Now type "Uti" followed by the Tab key, and you will see the command fill out so it reads "/Applications/Utilities/." If you press Tab a second time without entering any new characters, the Terminal will list all the possibilities based on the command that has currently been entered, so doing this will list all items in the /Applications/Utilities/ directory (which are the various programs you are trying to open). From here you can enter the first few characters of the desired program name, and continue hitting Tab until you fill out the full path to the executable file in the /Contents/MacOS/ subdirectory. Then press Enter and the program will launch.
Tab completion may take some getting used to if you are not familiar with it, but it can be a great help when you need to use the Terminal. If you do not care to use Tab completion, then you can write down the full commands listed above and type them exactly into the Terminal to launch the associated programs.
Uses for multitasking
Access the Web to find resources when troubleshooting.
Using Safari you can read through sites like MacFixIt or the Apple Support Communities for guidance on fixing your Mac, while keeping the Terminal, Disk Utility, and other tools open at the same time for easy access.
Access Unix manual pages for Terminal commands.
One feature that Apple did not include in the Recovery HD partition is the Unix manual pages, aka man pages, which contain the syntax and options for most of the Terminal commands on the system. Even the most Terminal-savvy users will frequently check the manual pages for command options, so having this missing can be a bit of a burden. Using multitasking you can look up the command man pages online, and keep the window open next to an available Terminal window for running the command.

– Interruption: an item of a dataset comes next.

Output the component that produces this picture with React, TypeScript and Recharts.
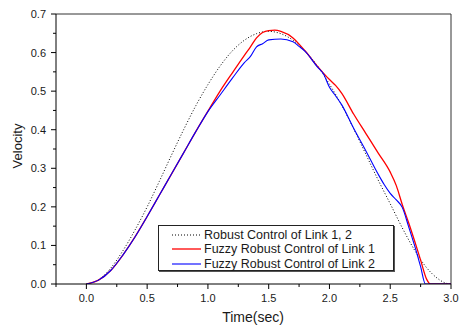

Multiple applications at your service
Having multiple applications open means quick access to their functionality, instead of having to quit each one in order to open the next. If you are troubleshooting network setups then you can have Network Utility open along with Safari and the Terminal. If you are troubleshooting your hard drives then you can have RAID Utility open along with Disk Utility, while looking up instructions in Safari.